Hamdeen Sabbahi will file a lawsuit calling for the suspension of Egypt`s presidential election because of alleged voting irregularities and a pending case over the right of former Prime Minister Ahmed Shafiq to stand, Sabbahi`s lawyer said Saturday.
Sabbahi is a leftist presidential candidate who did not make it into the run-offs by a very small margin.
"We will present an appeal on behalf of candidate Hamdeen Sabbahi ... to the Presidential Elections Commission, citing a series of irregularities ... that have affected the outcome of the first round," lawyer Essam El-Islamboly told Reuters.
Islamboly said the appeal, to be lodged on Sunday or Monday at the latest, will ask the commission to suspend the election until the public prosecutor checks a claim by a police officer that the Interior Ministry had illegally assigned 900,000 votes to Shafiq.

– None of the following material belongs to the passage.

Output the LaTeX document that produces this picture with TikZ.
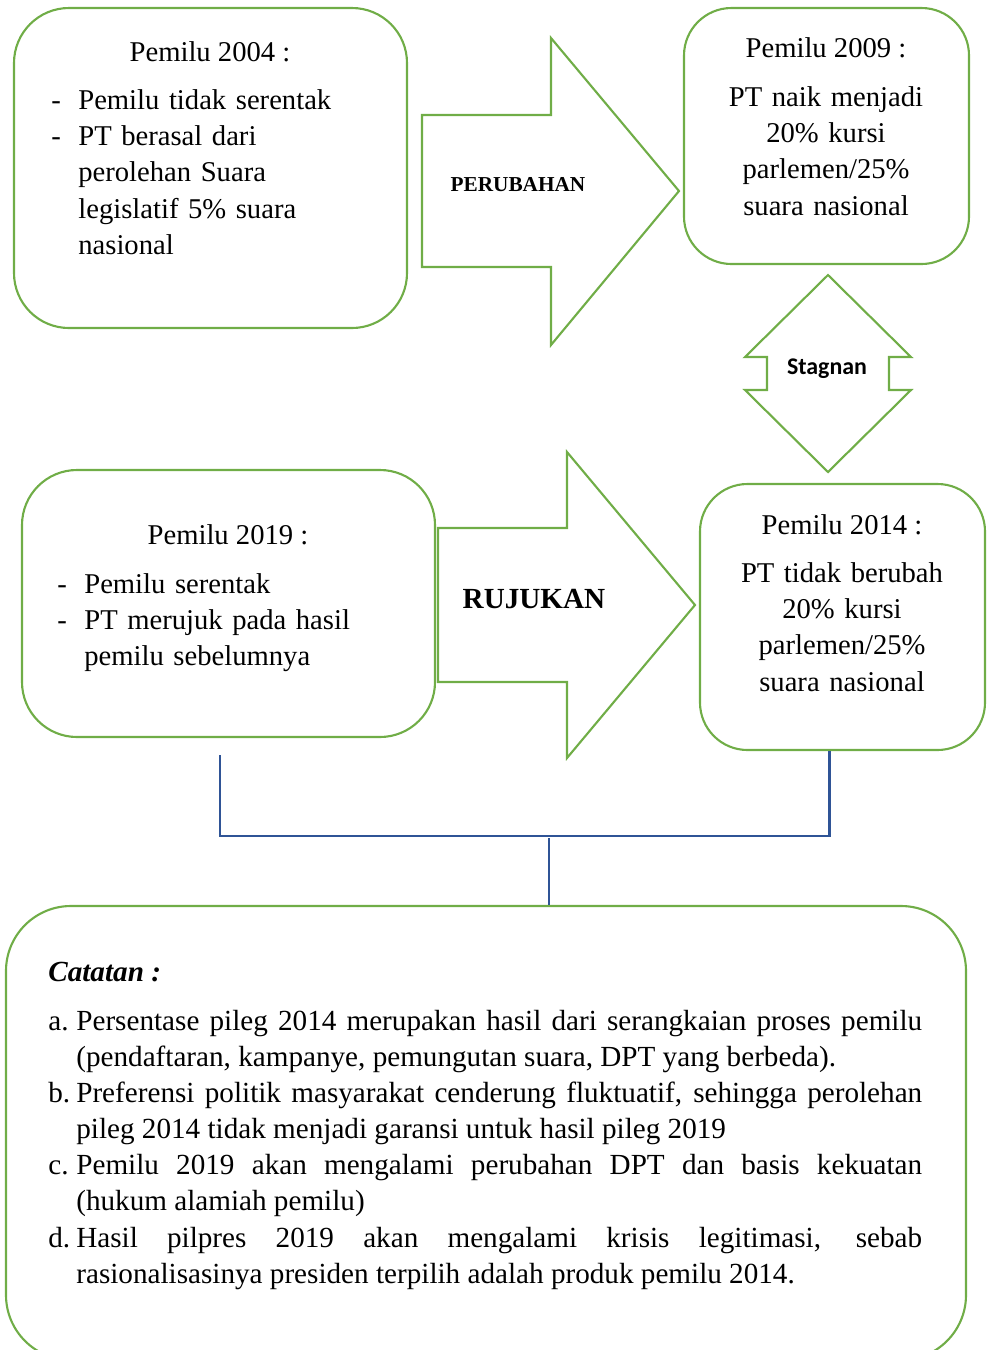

Parliament had passed a political exclusion law disqualifying Hosni Mubarak`s prime ministers from running for high office, but the elections commission declined to enforce the rule, instead sending it to the Supreme Constitutional Court.
Essam al-Erian, deputy head of the Muslim Brotherhood`s Freedom and Justice Party, told reporters Friday that Brotherhood candidate Mohamed Morsy won the first round of the election with twenty-five percent of the vote, followed by Shafiq with twenty-four percent. The first round was held Wednesday and Thursday.
Sabbahi came third with twenty-two percent of the vote, according to figures collated by Brotherhood observers at polling stations across the country.